• THE PROBLEM: Skip the pictures and quote all of the lines exactly.

• SUPPLIED INFORMATION:
[start]

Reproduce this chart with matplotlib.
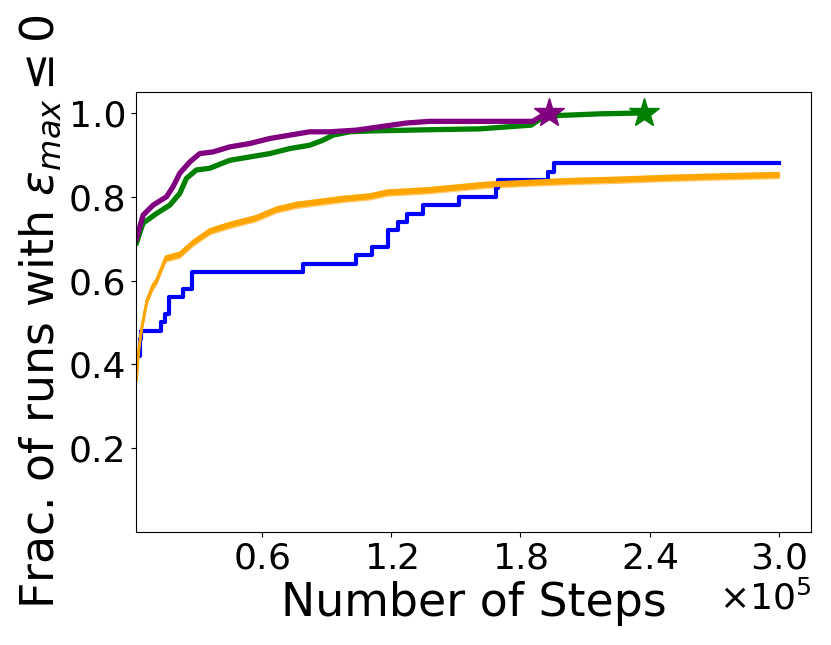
import matplotlib
matplotlib.use("Agg")
import matplotlib.pyplot as plt
import numpy as np

# ---- data ----
purple_x = [1720, 4780, 9430, 15650, 18710, 21820, 26460, 31110, 37280, 45040, 54320,
            63610, 72900, 82180, 91470, 103860, 116220, 127080, 137900, 185860, 189000, 193290]
purple_y = [0.70, 0.756, 0.78, 0.80, 0.824, 0.856, 0.883, 0.903, 0.907, 0.919, 0.927,
            0.939, 0.947, 0.955, 0.955, 0.959, 0.968, 0.976, 0.98, 0.98, 0.99, 1.0]

green_x = [1720, 4780, 11000, 17180, 21820, 24930, 29580, 35750, 45040, 54320, 63610,
           72900, 82180, 88360, 93000, 100750, 110040, 137900, 161110, 185110, 190500,
           198250, 217620, 237250]
green_y = [0.69, 0.737, 0.76, 0.78, 0.808, 0.844, 0.864, 0.868, 0.887, 0.895, 0.903,
           0.915, 0.923, 0.935, 0.947, 0.955, 0.957, 0.96, 0.962, 0.971, 0.99,
           0.994, 0.998, 1.0]

orange_x = [1720, 2790, 4040, 6500, 9290, 11140, 12540, 15320, 21820, 27860, 35750,
            45040, 57110, 66860, 76150, 85430, 97500, 110040, 117930, 137900, 164360,
            185260, 205690, 226580, 247480, 267910, 300000]
orange_y = [0.364, 0.435, 0.483, 0.55, 0.586, 0.60, 0.618, 0.653, 0.662, 0.69, 0.718,
            0.733, 0.749, 0.77, 0.781, 0.787, 0.795, 0.801, 0.81, 0.816, 0.829,
            0.834, 0.838, 0.841, 0.845, 0.848, 0.852]
orange_err = 0.009

blue_x = [2500, 3500, 4000, 13140, 14760, 16850, 23490, 27620, 79020, 103900, 110950,
          118380, 123400, 127530, 135000, 151580, 168520, 169500, 193040, 195450, 300000]
blue_y = [0.42, 0.46, 0.48, 0.50, 0.52, 0.56, 0.58, 0.62, 0.64, 0.66, 0.68,
          0.72, 0.74, 0.76, 0.78, 0.80, 0.82, 0.84, 0.86, 0.88, 0.88]

xticks = [60000, 120000, 180000, 240000, 300000]
yticks = [0.2, 0.4, 0.6, 0.8, 1.0]

# ---- figure ----
fig = plt.figure(figsize=(8.31, 6.45), dpi=100)
ax = fig.add_axes([136 / 831, 1 - 532 / 645, 675 / 831, 440 / 645])

ax.step(blue_x, blue_y, where="post", color="blue", lw=3)

ox = np.array(orange_x)
oy = np.array(orange_y)
ax.fill_between(ox, oy - orange_err, oy + orange_err, color="orange", alpha=0.6, lw=0)
ax.plot(ox, oy - orange_err * 0.5, color="orange", lw=1.5)
ax.plot(ox, oy + orange_err * 0.5, color="orange", lw=1.5)
ax.plot(ox, oy, color="orange", lw=2)

ax.plot(green_x, green_y, color="green", lw=3.8)
ax.plot(purple_x, purple_y, color="purple", lw=3.8)

ax.plot([purple_x[-1]], [purple_y[-1]], marker="*", color="purple", markersize=22)
ax.plot([green_x[-1]], [green_y[-1]], marker="*", color="green", markersize=22)

ax.set_xlim(1500, 315000)
ax.set_ylim(0, 1.05)
ax.set_xticks(xticks)
ax.set_yticks(yticks)
ax.ticklabel_format(axis="x", style="sci", scilimits=(0, 0), useMathText=True)
ax.tick_params(labelsize=26)
ax.xaxis.get_offset_text().set_fontsize(26)

ax.set_xlabel("Number of Steps", fontsize=33)
ax.set_ylabel(r"Frac. of runs with $\varepsilon_{max} \leq 0$", fontsize=33)

fig.savefig("out.png", dpi=100)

[end]

• WRITTEN REPLY:
Reproduce this chart with matplotlib.
import matplotlib
matplotlib.use("Agg")
import matplotlib.pyplot as plt
import numpy as np

# ---- data ----
purple_x = [1720, 4780, 9430, 15650, 18710, 21820, 26460, 31110, 37280, 45040, 54320,
            63610, 72900, 82180, 91470, 103860, 116220, 127080, 137900, 185860, 189000, 193290]
purple_y = [0.70, 0.756, 0.78, 0.80, 0.824, 0.856, 0.883, 0.903, 0.907, 0.919, 0.927,
            0.939, 0.947, 0.955, 0.955, 0.959, 0.968, 0.976, 0.98, 0.98, 0.99, 1.0]

green_x = [1720, 4780, 11000, 17180, 21820, 24930, 29580, 35750, 45040, 54320, 63610,
           72900, 82180, 88360, 93000, 100750, 110040, 137900, 161110, 185110, 190500,
           198250, 217620, 237250]
green_y = [0.69, 0.737, 0.76, 0.78, 0.808, 0.844, 0.864, 0.868, 0.887, 0.895, 0.903,
           0.915, 0.923, 0.935, 0.947, 0.955, 0.957, 0.96, 0.962, 0.971, 0.99,
           0.994, 0.998, 1.0]

orange_x = [1720, 2790, 4040, 6500, 9290, 11140, 12540, 15320, 21820, 27860, 35750,
            45040, 57110, 66860, 76150, 85430, 97500, 110040, 117930, 137900, 164360,
            185260, 205690, 226580, 247480, 267910, 300000]
orange_y = [0.364, 0.435, 0.483, 0.55, 0.586, 0.60, 0.618, 0.653, 0.662, 0.69, 0.718,
            0.733, 0.749, 0.77, 0.781, 0.787, 0.795, 0.801, 0.81, 0.816, 0.829,
            0.834, 0.838, 0.841, 0.845, 0.848, 0.852]
orange_err = 0.009

blue_x = [2500, 3500, 4000, 13140, 14760, 16850, 23490, 27620, 79020, 103900, 110950,
          118380, 123400, 127530, 135000, 151580, 168520, 169500, 193040, 195450, 300000]
blue_y = [0.42, 0.46, 0.48, 0.50, 0.52, 0.56, 0.58, 0.62, 0.64, 0.66, 0.68,
          0.72, 0.74, 0.76, 0.78, 0.80, 0.82, 0.84, 0.86, 0.88, 0.88]

xticks = [60000, 120000, 180000, 240000, 300000]
yticks = [0.2, 0.4, 0.6, 0.8, 1.0]

# ---- figure ----
fig = plt.figure(figsize=(8.31, 6.45), dpi=100)
ax = fig.add_axes([136 / 831, 1 - 532 / 645, 675 / 831, 440 / 645])

ax.step(blue_x, blue_y, where="post", color="blue", lw=3)

ox = np.array(orange_x)
oy = np.array(orange_y)
ax.fill_between(ox, oy - orange_err, oy + orange_err, color="orange", alpha=0.6, lw=0)
ax.plot(ox, oy - orange_err * 0.5, color="orange", lw=1.5)
ax.plot(ox, oy + orange_err * 0.5, color="orange", lw=1.5)
ax.plot(ox, oy, color="orange", lw=2)

ax.plot(green_x, green_y, color="green", lw=3.8)
ax.plot(purple_x, purple_y, color="purple", lw=3.8)

ax.plot([purple_x[-1]], [purple_y[-1]], marker="*", color="purple", markersize=22)
ax.plot([green_x[-1]], [green_y[-1]], marker="*", color="green", markersize=22)

ax.set_xlim(1500, 315000)
ax.set_ylim(0, 1.05)
ax.set_xticks(xticks)
ax.set_yticks(yticks)
ax.ticklabel_format(axis="x", style="sci", scilimits=(0, 0), useMathText=True)
ax.tick_params(labelsize=26)
ax.xaxis.get_offset_text().set_fontsize(26)

ax.set_xlabel("Number of Steps", fontsize=33)
ax.set_ylabel(r"Frac. of runs with $\varepsilon_{max} \leq 0$", fontsize=33)

fig.savefig("out.png", dpi=100)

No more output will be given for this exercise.